Working Twice as Hard for Half the Money

Organizations are social structures created by individuals to support the collaborative pursuit of goals.  If the social structures are not maintained, then it is impossible for organizations to meet their goals.  Jessica Dickler’s article about disgruntled workers suggests that this is becoming a problem for many organizations during the economic recession.  One task that all organizations face is to induce its participants to contribute services in pursuit of their goals.  Members of an org will not do their work for free.  However, many companies are indeed forcing their employees to work for less.  As the recession limits companies’ profits and equity, employees are left with decreased salaries, benefits, and increased workloads.  Many orgs. are not able to compensate their participants as well as in the past and as a result, 19% of workers plan to find a new job this year (according to a study by Careerbuilder).
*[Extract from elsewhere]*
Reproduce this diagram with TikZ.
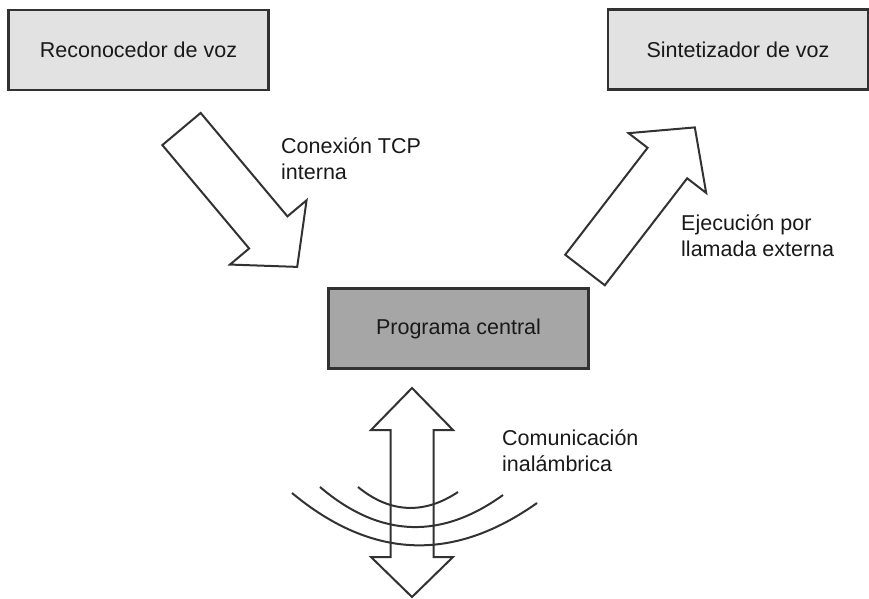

It is inevitable that orgs. lose participants and then select, train, and replace those that they lose.  But if as much as 19% of workers leave their companies, then there will be a lot more training and replacing to go around than employers would be comfortable with.  Increased quitting of employees will increase the proportion of resources needed for orgs. to maintain themselves.   If orgs. want to survive this recession, they must work to balance their work flow with the social features of their participants.  Many orgs., including airlines and commissioned sales jobs, will have to find ways to better compensate and motivate their employees if they don’t want to lose them.